Scottish author Christopher Brookmyre tells the BBC documentary: "Having two guys with acoustic guitars singing a song about the Highland Clearances was not something that was going to shock anybody because that's a familiar subject for folk music.
"Suddenly making it about steel plant closures, making it 'Methil no more', changed everything.
"There is an edge to it. It's immediately relevant and you understand what the song is all about at that point."
Nicola Sturgeon's teenage anthem
Scotland's First Minister Nicola Sturgeon, who chose Letter From America in her Desert Island Discs, was about 17 when the song was released.
She says: "It came out at a time when I was getting really involved in politics so it wasn't just that my home town of Irvine was mentioned in it, which was quite a big thing, but it was also that it spoke about something about my country that was also motivating me to get involved in politics.
"That song for me is the anthem of my teenage years."
Craig says the song was written in 1984: "It was basically rage at what was going on.
"Both of us were disgusted by the callous way that unemployment was used to break organised labour, to break the spirit of people."
I'm Gonna Be is their biggest hit by 500 miles
Their second album Sunshine on Leith was released in 1988, just a year after the first.
It featured their biggest hit I'm Gonna Be (500 miles).
It was an international hit at the time but its success has continued for almost 30 years, providing them with their only No 1 hit when it was re-recorded for Comic Relief with comedian Peter Kay in 2007.
Charlie says: "500 miles is the reason we are able to keep making records. In terms of what it has brought in over the years it pays for new records, it pays for tours, it underpins everything we do."
They have had numerous other hits but they are not on the same scale, he says.
"I don't know what it is. It is indestructible that record."
"We wouldn't get out alive if we played a gig without it."
Craig says he wrote the song in 45 minutes after a gig in Aberdeen.
"One of the quickest songs I've ever written," he says.
"It was just like it was writing itself."
Banned in the US
500 miles was The Proclaimers only hit in the US and has appeared in numerous movies including Benny and Joon and Pitch Perfect but some US radio stations took against it.
The lyric of the song contains the Scottish word "haver".

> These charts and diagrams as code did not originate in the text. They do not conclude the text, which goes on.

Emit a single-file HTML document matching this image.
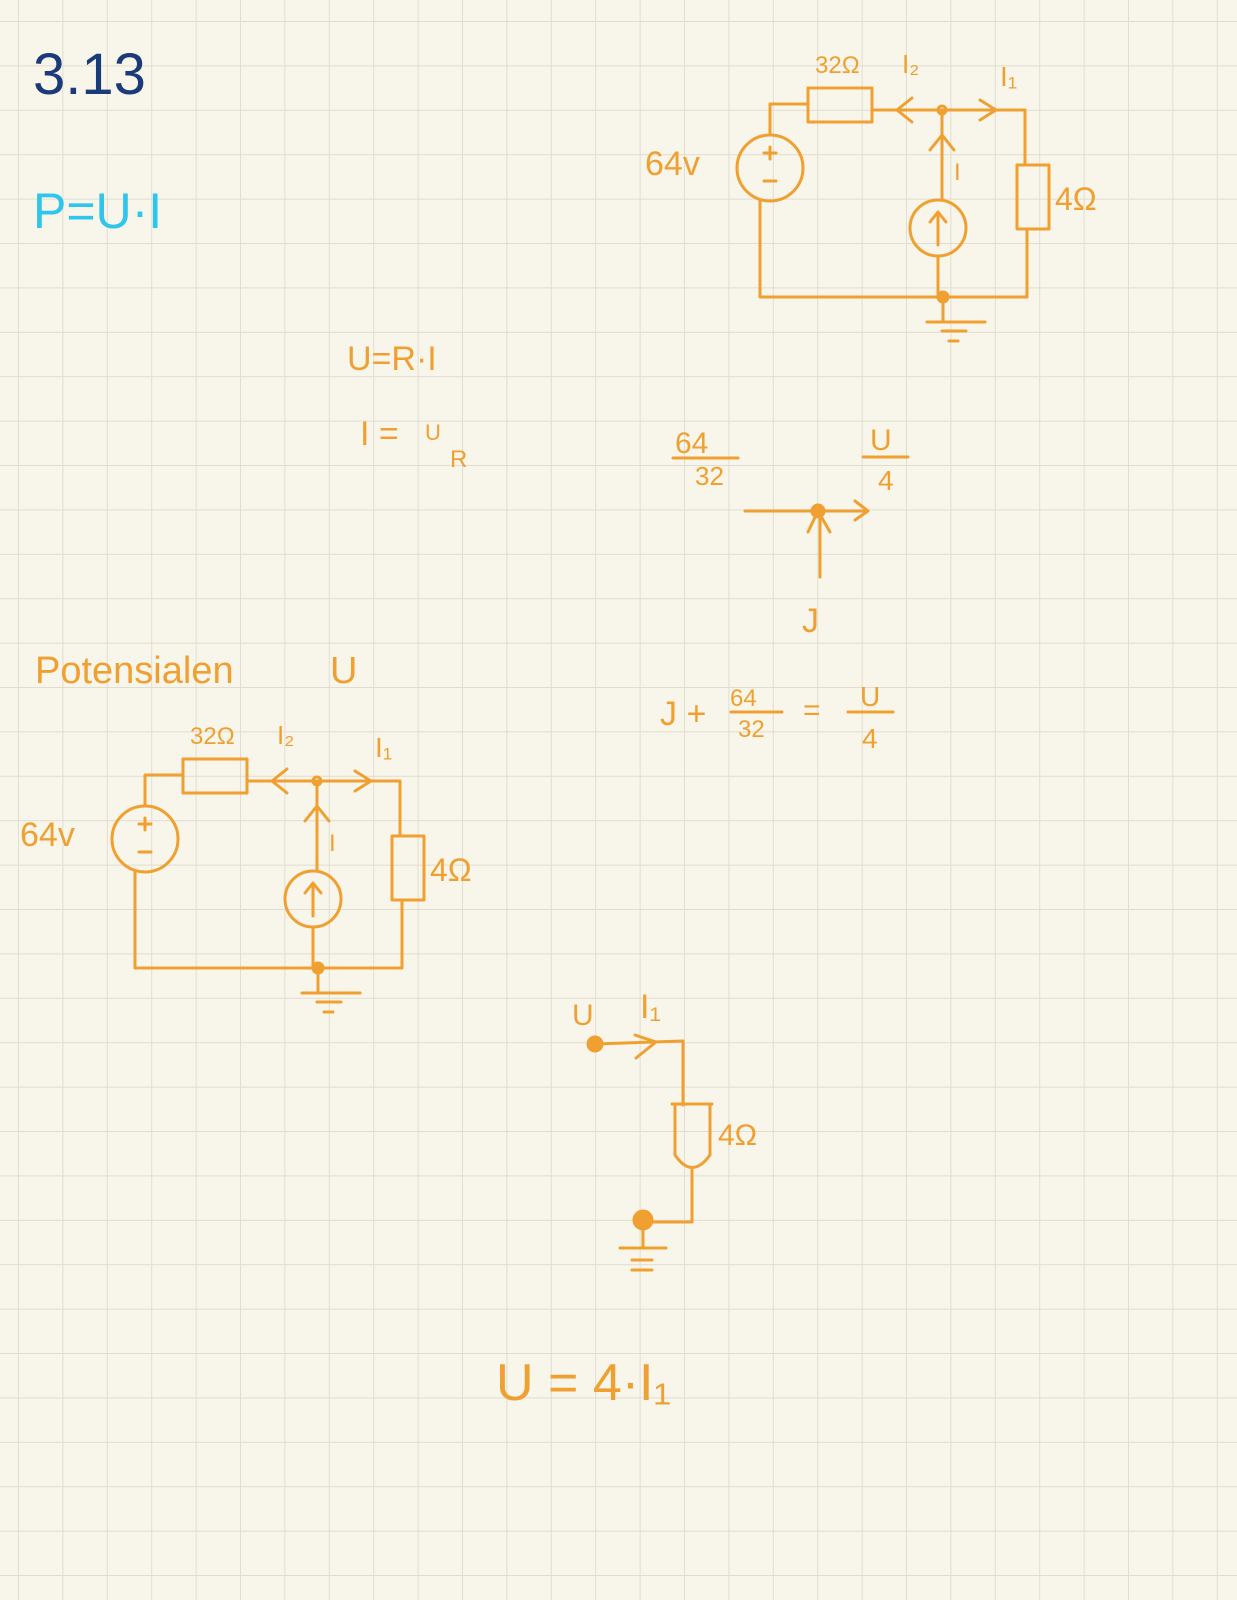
<!DOCTYPE html>
<html><head><meta charset="utf-8"><style>
html,body{margin:0;padding:0;background:#f8f5ea}
svg{display:block}
text{font-family:"Liberation Sans",sans-serif}
</style></head><body>
<svg width="1237" height="1600" viewBox="0 0 1237 1600" xmlns="http://www.w3.org/2000/svg">
<defs>
<pattern id="g" x="18" y="21" width="44.4" height="44.4" patternUnits="userSpaceOnUse">
<path d="M0 0H44.4M0 0V44.4" stroke="#e1ddd0" stroke-width="2" fill="none"/>
</pattern>
<g id="circ" fill="none" stroke="#f0a030" stroke-width="3" stroke-linecap="round" stroke-linejoin="round">
<circle cx="770" cy="168" r="33"/>
<path d="M770 135V104H808M872 110H1025V165M1017 165H1049V229H1017ZM1027 229V297H760V201"/>
<rect x="808" y="88" width="64" height="34"/>
<path d="M912 98L897 110L912 122M980 100L996 110L980 120"/>
<path d="M942 110V200M930 150L942 135L954 150"/>
<circle cx="938" cy="228" r="28"/>
<path d="M938 245V212M930 222L938 212L946 222M938 256V297M943 297V320M927 322H985M942 331H966M949 341H958"/>
<path d="M764 153H776M770 147V159M764 181H776"/>
<circle cx="943" cy="297" r="5" fill="#f0a030"/>
<circle cx="942" cy="110" r="4"/>
<g fill="#f0a030" stroke="none" font-size="30">
<text x="815" y="73" font-size="24">32Ω</text>
<text x="902" y="73" font-size="26">I₂</text>
<text x="1000" y="86" font-size="28">I₁</text>
<text x="645" y="175" font-size="34">64v</text>
<text x="954" y="180" font-size="24">I</text>
<text x="1055" y="210" font-size="32">4Ω</text>
</g>
</g>
</defs>
<rect width="1237" height="1600" fill="#f8f5ea"/>
<rect width="1237" height="1600" fill="url(#g)"/>

<text x="33" y="94" font-size="58" fill="#1b3a78">3.13</text>
<text x="33" y="228" font-size="50" fill="#2ec6ec">P=U·I</text>

<use href="#circ"/>
<use href="#circ" transform="translate(-625,671)"/>

<g fill="#f0a030" font-size="34">
<text x="347" y="370">U=R·I</text>
<text x="360" y="445">I =</text>
<text x="425" y="440" font-size="22">U</text>
<text x="450" y="467" font-size="24">R</text>
<text x="35" y="683" font-size="38">Potensialen</text>
<text x="330" y="683" font-size="38">U</text>
<text x="675" y="453" font-size="30">64</text>
<text x="695" y="485" font-size="26">32</text>
<text x="870" y="450" font-size="30">U</text>
<text x="878" y="490" font-size="28">4</text>
<text x="802" y="632" font-size="34">J</text>
<text x="660" y="725" font-size="34">J +</text>
<text x="730" y="706" font-size="24">64</text>
<text x="738" y="737" font-size="24">32</text>
<text x="803" y="720" font-size="30">=</text>
<text x="860" y="706" font-size="28">U</text>
<text x="862" y="748" font-size="28">4</text>
<text x="572" y="1025" font-size="30">U</text>
<text x="640" y="1018" font-size="34">I₁</text>
<text x="718" y="1145" font-size="30">4Ω</text>
<text x="496" y="1400" font-size="52">U = 4·I₁</text>
</g>
<g fill="none" stroke="#f0a030" stroke-width="3" stroke-linecap="round" stroke-linejoin="round">
<path d="M673 458H738M863 457H908M731 712H782M848 712H893"/>
<path d="M745 511H868M855 501L868 511L855 520M820 577V511M808 532L818 511L830 532"/>
<circle cx="818" cy="511" r="6" fill="#f0a030"/>
<path d="M595 1044L683 1041V1105M635 1035L656 1042L636 1058"/>
<path d="M672 1104H712M675 1104V1155Q692 1180 710 1155V1104M692 1170V1222H643M643 1222V1248M620 1248H666M632 1260H652M632 1270H652"/>
<circle cx="595" cy="1044" r="7" fill="#f0a030"/>
<circle cx="643" cy="1220" r="9" fill="#f0a030"/>
</g>
</svg>
</body></html>
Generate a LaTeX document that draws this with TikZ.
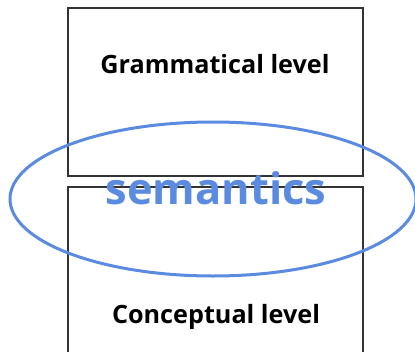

They didn't know what it meant but they assumed it must be subversive.
It actually means to talk rubbish.
Scottish independence
"I can't understand why you let someone else rule your land", goes the lyric of Cap in Hand.
The Proclaimers were never equivocal about their support for Scottish independence.
Craig says: "We are absolutely total believers that Scotland should be an independent country.
"I find it difficult when I meet people who have never given it a thought. I can't understand them."
SNP leader Nicola Sturgeon says: "Their songs over the past 30 years have in many respects been the soundtrack to Scotland's political journey and I think that has made the politics much more accessible at times to younger generations and brought politics alive.
"Really in very simple terms, in beautifully lyrical terms, telling Scotland's story.
The best football anthem?
The song Sunshine on Leith was released as a single in 1988 but failed to make the top 40.
The song is a melancholic six-minute epic which the brothers refused to edit and it didn't make it on to radio playlists.
Craig says:" Sunshine on Leith is one of those songs that has got bigger down the years.
"When you play live shows that is probably the one that connects you to the audience, even more than 500 miles."
Stephen Greenhorn, the playwright who created the musical Sunshine on Leith, says: "The writing on it is so pared down it feels like a really intimate song about a specific feeling between two people and yet it's the best football song you'll ever hear.
"10,000 people on the terraces can sing it and everybody is going to be in tears."
Hibernian FC, the club Craig and Charlie have passionately supported for years, have adopted it as their song and the fans belt it out whenever the occasion allows.
Charlie says: "That's when you know you have got something.
"Your own people sing your own song. Nobody is forcing them to do it. They do it because they feel it. It's very moving and it links you more to the club."
Destroying Edwyn Collins' kit
The success of the album Sunshine on Leith was eventually followed-up with Hit the Highway in 1994, which included Let's Get Married.
The band then went quiet for seven years before returning with Persevere and then Born Innocent, which was produced by Scottish singer-songwriter Edwyn Collins
Journalist Craig Mclean says it was "two great Scottish institutions coming together".
Edwyn says they immediately had a "bond".
According to Charlie "it was probably the most enjoyable record that we have made over the years".
Edwyn Collins had a recording studio in London "stuffed full of vintage kit", according to Craig McLean.
Collins' partner Grace Maxwell says the "sheer power" of the sound coming from the boys "blew the capsule in the microphone".
"It has always been an ambition of mine," says Craig.
"When you hear Little Richard records the vocals are so high they are distorting the microphones.
"Half of Edwyn's gear was from the 1920s or 30s, I think. It was a lot of old gear so if we broke his kit we'll accept that responsibility."
David Tennant is a huge fan
Doctor Who actor David Tennant, who presents the BBC Scotland programme, chose The Proclaimers song Over and Done With as one of his Desert Island Discs.
He says he has bought all their albums and seen them live countless times.
Tennant even had "Life With You" played as he walked down the aisle at his wedding.
No plans to stop
In recent years, there has been new material and a successful stage musical and film based on their back catalogue - Sunshine on Leith.
But touring is what The Proclaimers are about and they are as popular as ever.
At 55 years old, and after more than 30 years, they are no stopping just yet.
Craig says: We enjoy it as much, if not more, than we did."